Predict the glass transition temperature of glycerol–water binary cryoprotectant by molecular dynamic simulation

Vitrification is proposed to be the best way for the cryopreservation of organs. The glass transition temperature (Tg) of vitrification solutions is a critical parameter of fundamental importance for cryopreservation by vitrification. The instruments that can detect the thermodynamic, mechanical and dielectric changes of a substance may be used to determine the glass transition temperature. Tg is usually measured by using differential scanning calorimetry (DSC). In this study, the Tg of the glycerol-aqueous solution (60%, wt/%) was determined by isothermal-isobaric molecular dynamic simulation (NPT-MD). The software package Discover in Material Studio with the Polymer Consortium Force Field (PCFF) was used for the simulation. The state parameters of heat capacity at constant pressure (Cp), density (ρ), amorphous cell volume (Vcell) and specific volume (Vspecific) and radial distribution function (rdf) were obtained by NPT-MD in the temperature range of 90–270 K. These parameters showed a discontinuity at a specific temperature in the plot of state parameter versus temperature.

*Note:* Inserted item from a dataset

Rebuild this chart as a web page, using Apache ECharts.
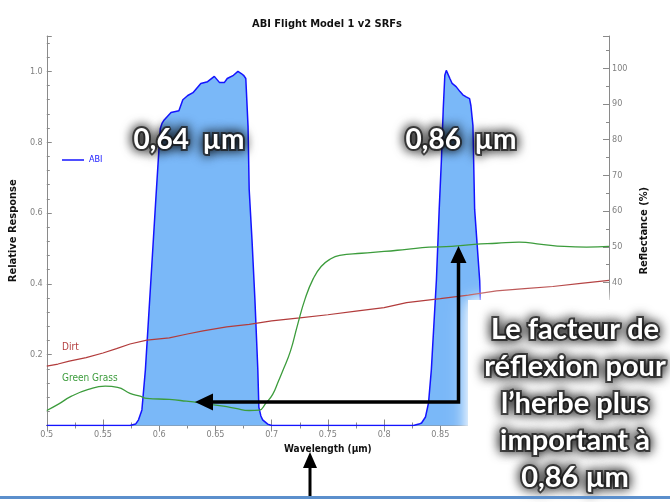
<!DOCTYPE html>
<html>
<head>
<meta charset="utf-8">
<script src="https://cdn.jsdelivr.net/npm/echarts@6/dist/echarts.min.js"></script>
<style>html,body{margin:0;padding:0;background:#fff;}#c{width:670px;height:502px;}</style>
</head>
<body>
<div id="c"></div>
<script>
// ABI spectral response (relative response vs wavelength, µm)
const abiX = [0.500,0.560,0.574,0.5790,0.5816,0.5846,0.5877,0.5926,0.597,0.6009,0.6026,0.6044,0.6105,0.6175,0.621,0.6254,0.630,0.637,0.643,0.6447,0.649,0.6535,0.658,0.6605,0.666,0.670,0.673,0.675,0.677,0.679,0.680,0.6825,0.6851,0.6877,0.6886,0.6904,0.692,0.6965,0.700,
  0.826,0.8310,0.8333,0.8368,0.8395,0.842,0.8465,0.849,0.851,0.8526,0.854,0.8553,0.857,0.8585,0.8605,0.864,0.8675,0.870,0.8716,0.873,0.876,0.8772,0.879,0.8805,0.885,0.887,0.8886,0.892,0.896,1.000];
const abiY = [0,0,0,0.004,0.016,0.044,0.157,0.41,0.64,0.838,0.854,0.863,0.884,0.889,0.92,0.932,0.94,0.966,0.971,0.969,0.986,0.969,0.969,0.980,0.989,1.0,0.994,0.989,0.98,0.844,0.667,0.525,0.356,0.157,0.052,0.027,0.016,0.004,0,
  0,0.004,0.007,0.024,0.064,0.157,0.41,0.611,0.753,0.895,0.989,1.003,1.0,0.98,0.966,0.957,0.943,0.934,0.937,0.928,0.923,0.903,0.847,0.611,0.41,0.21,0.044,0.007,0,0];
// Green grass reflectance (%)
const grassX = [0.500,0.510,0.522,0.537,0.552,0.563,0.574,0.583,0.589,0.609,0.624,0.639,0.657,0.668,0.680,0.689,0.6947,0.7009,0.706,0.7097,0.7167,0.7228,0.7298,0.737,0.744,0.7518,0.7605,0.78,0.80,0.82,0.84,0.86,0.88,0.90,0.92,0.94,0.96,0.98,1.00];
const grassY = [4.2,5.9,8.2,10.1,11.0,10.7,9.0,8.2,7.6,7.3,6.8,6.2,5.4,4.8,4.2,4.3,6.2,8.7,12.4,15.2,20.8,27.9,35.5,41.1,44.5,46.5,47.6,48.2,48.7,49.3,49.9,50.1,50.7,51.0,51.3,50.7,50.1,49.9,50.1];
// Dirt reflectance (%)
const dirtX = [0.500,0.510,0.520,0.535,0.550,0.562,0.574,0.589,0.609,0.625,0.639,0.660,0.680,0.700,0.725,0.750,0.775,0.800,0.820,0.850,0.875,0.900,0.925,0.950,0.975,1.000];
const dirtY = [16.6,17.2,18.0,19.0,20.3,21.5,22.8,23.9,24.5,25.6,26.5,27.6,28.3,29.3,30.1,31.0,32.0,33.0,34.4,35.5,36.5,37.7,38.3,38.9,39.8,40.6];

const pairs = (xs, ys) => xs.map((x, i) => [x, ys[i]]);
const narrow = '"Liberation Sans Narrow","DejaVu Sans Condensed","Arial Narrow",sans-serif';
const axisGray = '#8a8a8a';
const labelStyle = {color: '#808080', fontSize: 9, fontFamily: narrow};

const chart = echarts.init(document.getElementById('c'));
const bold = 'bold 28px Lato, "Open Sans", sans-serif';
const shadowText = {fill: '#ffffff', textShadowColor: 'rgba(0,0,0,1)', textShadowBlur: 12, stroke: 'rgba(35,35,35,0.75)', lineWidth: 4};

chart.setOption({
  animation: false,
  title: {
    text: 'ABI Flight Model 1 v2 SRFs', left: 322, top: 14, textAlign: 'center',
    textStyle: {fontSize: 11, fontWeight: 'bold', color: '#111', fontFamily: narrow}
  },
  grid: {left: 38, right: 61, top: 36, bottom: 76.5},
  xAxis: [{
    type: 'value', min: 0.5, max: 1.0, interval: 0.05,
    name: 'Wavelength (\u00b5m)', nameLocation: 'middle', nameGap: 19,
    nameTextStyle: {fontSize: 10, fontWeight: 'bold', color: '#111', fontFamily: narrow},
    axisLine: {show: true, onZero: false, lineStyle: {color: axisGray}},
    axisTick: {show: true, inside: true, length: 6, lineStyle: {color: axisGray}},
    minorTick: {show: true, splitNumber: 2, length: 3, lineStyle: {color: axisGray}},
    splitLine: {show: false},
    axisLabel: Object.assign({margin: 5, formatter: v => String(+v.toFixed(3))}, labelStyle)
  }, {
    type: 'value', position: 'top', min: 0.5, max: 1.0, interval: 0.05,
    axisLine: {show: true, lineStyle: {color: axisGray}},
    axisTick: {show: true, inside: true, length: 6, lineStyle: {color: axisGray}},
    minorTick: {show: true, splitNumber: 2, length: 3, lineStyle: {color: axisGray}},
    splitLine: {show: false}, axisLabel: {show: false}
  }],
  yAxis: [{
    type: 'value', min: 0, max: 1.1, interval: 0.2,
    name: 'Relative Response', nameLocation: 'middle', nameGap: 20, nameRotate: 90,
    nameTextStyle: {fontSize: 11, fontWeight: 'bold', color: '#111', fontFamily: narrow},
    axisLine: {show: true, lineStyle: {color: axisGray}},
    axisTick: {show: true, inside: true, length: 5, lineStyle: {color: axisGray}},
    minorTick: {show: true, splitNumber: 5, length: 3, lineStyle: {color: axisGray}},
    splitLine: {show: false},
    axisLabel: Object.assign({margin: 4, showMinLabel: false, showMaxLabel: false, formatter: v => v.toFixed(1)}, labelStyle)
  }, {
    type: 'value', position: 'right', min: 0, max: 109, interval: 10,
    name: 'Reflectance (%)', nameLocation: 'middle', nameGap: 17, nameRotate: 90,
    nameTextStyle: {fontSize: 11, fontWeight: 'bold', color: '#111', fontFamily: narrow},
    axisLine: {show: true, lineStyle: {color: axisGray}},
    axisTick: {show: true, inside: true, length: 6, lineStyle: {color: axisGray}},
    minorTick: {show: true, splitNumber: 2, length: 3, lineStyle: {color: axisGray}},
    splitLine: {show: false},
    axisLabel: Object.assign({margin: 3, showMinLabel: false, showMaxLabel: false}, labelStyle)
  }],
  series: [{
    name: 'ABI', type: 'line', xAxisIndex: 0, yAxisIndex: 0, data: pairs(abiX, abiY),
    symbol: 'none', smooth: false,
    lineStyle: {color: '#1414ff', width: 1.5},
    areaStyle: {color: '#7ab8f8', opacity: 1}, z: 2
  }, {
    name: 'Dirt', type: 'line', xAxisIndex: 0, yAxisIndex: 1, data: pairs(dirtX, dirtY),
    symbol: 'none', lineStyle: {color: '#b23c3c', width: 1.2}, z: 3
  }, {
    name: 'Green Grass', type: 'line', xAxisIndex: 0, yAxisIndex: 1, data: pairs(grassX, grassY),
    symbol: 'none', smooth: true, lineStyle: {color: '#3c9c3c', width: 1.3}, z: 3
  }],
  graphic: [
    // legend
    {type: 'line', z: 50, shape: {x1: 62, y1: 160, x2: 84, y2: 160}, style: {stroke: '#1414ff', lineWidth: 1.5}},
    {type: 'text', z: 50, x: 89, y: 160, style: {text: 'ABI', fill: '#1414ff', font: '9px ' + narrow, textVerticalAlign: 'middle'}},
    {type: 'text', z: 50, x: 62, y: 347, style: {text: 'Dirt', fill: '#b23c3c', font: '10px ' + narrow, textVerticalAlign: 'middle'}},
    {type: 'text', z: 50, x: 62, y: 378, style: {text: 'Green Grass', fill: '#3c9c3c', font: '10px ' + narrow, textVerticalAlign: 'middle'}},
    // band labels
    {type: 'text', z: 60, x: 189, y: 140, style: Object.assign({text: '0,64  \u00b5m', font: bold, textAlign: 'center', textVerticalAlign: 'middle'}, shadowText)},
    {type: 'text', z: 60, x: 461, y: 140, style: Object.assign({text: '0,86  \u00b5m', font: bold, textAlign: 'center', textVerticalAlign: 'middle'}, shadowText)},
    // white annotation background with soft edges
    {type: 'rect', z: 70, shape: {x: 472, y: 304, width: 220, height: 220}, style: {fill: '#ffffff', shadowBlur: 24, shadowColor: '#ffffff'}},
    {type: 'rect', z: 70, shape: {x: 468, y: 300, width: 220, height: 220}, style: {fill: '#ffffff', shadowBlur: 12, shadowColor: '#ffffff'}},
    // arrow from 0.86 to 0.64
    {type: 'polyline', z: 80, shape: {points: [[458.5, 260], [458.5, 402], [210, 402]]}, style: {stroke: '#000', lineWidth: 3.5, fill: null}},
    {type: 'polygon', z: 80, shape: {points: [[458.5, 246], [450.5, 263], [466.5, 263]]}, style: {fill: '#000'}},
    {type: 'polygon', z: 80, shape: {points: [[195, 402], [213, 393.5], [213, 410.5]]}, style: {fill: '#000'}},
    // annotation text
    {type: 'text', z: 90, x: 575, y: 311, style: Object.assign({text: 'Le facteur de\nr\u00e9flexion pour\nl\u2019herbe plus\nimportant \u00e0\n0,86 \u00b5m', font: 'bold 29px Lato, "Open Sans", sans-serif', textAlign: 'center', lineHeight: 37}, shadowText)},
    // bottom blue line and arrow
    {type: 'line', z: 95, shape: {x1: 0, y1: 497.5, x2: 670, y2: 497.5}, style: {stroke: '#5b8fcc', lineWidth: 3}},
    {type: 'line', z: 95, shape: {x1: 310, y1: 466, x2: 310, y2: 496}, style: {stroke: '#000', lineWidth: 3}},
    {type: 'polygon', z: 95, shape: {points: [[310, 452], [303, 468], [317, 468]]}, style: {fill: '#000'}}
  ]
});
</script>
</body>
</html>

The temperature at the discontinuity is taken as the simulated Tg value for glycerol–water binary solution. The Tg values determined by simulation method were compared with the values in the literatures. The simulation values of Tg (160.06–167.51 K) agree well with the DSC results (163.60–167.10 K) and the DMA results (159.00 K). We drew the conclusion that molecular dynamic simulation (MDS) is a potential method for investigating the glass transition temperature (Tg) of glycerol–water binary cryoprotectants and may be used for other vitrification solutions.